Lawyers communicate with clients very poorly most of the time. We used to be a law firm, and then we changed to become a Chinese technology company. We haven’t updated some of the wording below. However, read on! You will learn a lot.
At our law firm, we are trying to change that by using technology. As the CEO of a Toronto law firm, I have been in the legal industry for almost five years.
I have learned a lot about what lawyers are good at and where they lack. The most notable issue I found with lawyers is that they cannot communicate well with clients.
Prior to starting my own Toronto law firm, I was the vice president of a larger family law firm in Vancouver BC. We had a lot of lawyers, and some were great at communicating and some were terrible.
At first, it seemed like an individual issue with a few of our lawyers. But after I had the opportunity to manage or work with hundreds of lawyers over the years, it seemed it was an industry-wide phenomenon.
Breakdown in solicitor-client relationship
When I ask most lawyers what they think the number one law society complaint is, they often reply that is lawyer fees. The second answer is normally regarding trust accounts.
The real answer is lack of communication. A lawyer might have signed up a client, taken a retainer deposit, and then the client hasn’t heard from the lawyer in a month.
It is almost as if some lawyers enjoy collecting files. If I was a client that had an important legal issue and I had not heard from the lawyer in a month, I would be concerned as well.
Why Won’t Lawyers Communicate with Clients?

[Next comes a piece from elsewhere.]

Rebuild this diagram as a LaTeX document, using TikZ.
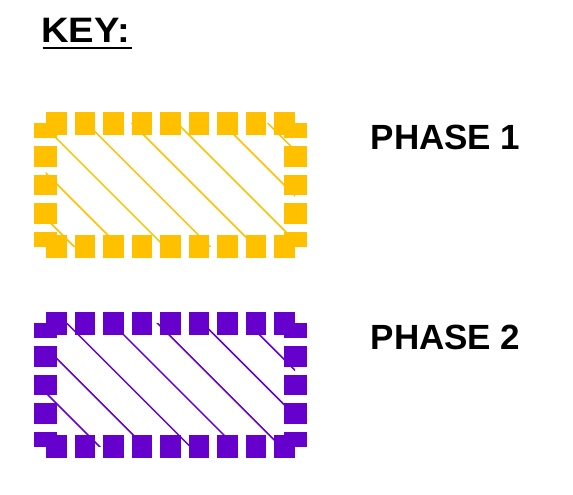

As a law firm manager, I fully understand that lawyers get very busy. Between doing agreements, preparing for court, going to court, doing consultations, and dealing with billables, replying to their voicemail and emails might seem like the least of their concerns.
I regularly get emails from clients asking when the lawyer will get back to them. I then text the lawyer and the lawyer get back to me within an hour. The lawyer then replies to the client’s email.
It’s normally not that the lawyer didn’t have enough time, they just saw client communication as the least important thing in their day. Any extra few hours at the end of the day were spent with their loved ones instead of email.
Lawyers communication problems
There is a real opportunity in the legal industry for law firms that can create a scalable business model. The most important thing about scalability is being able to grow without multiplying problems.
If growing increases the amount of law society complaints you receive and other problems, it’s probably best not to grow.
A potential client should be able to complete an initial online enquiry and have a consultation call and follow-up email a few days later at the longest. The solicitor should be supported by a colleague who is competent in sales and customer relations.
If lawyers are not good at communication, then let non-lawyers do it.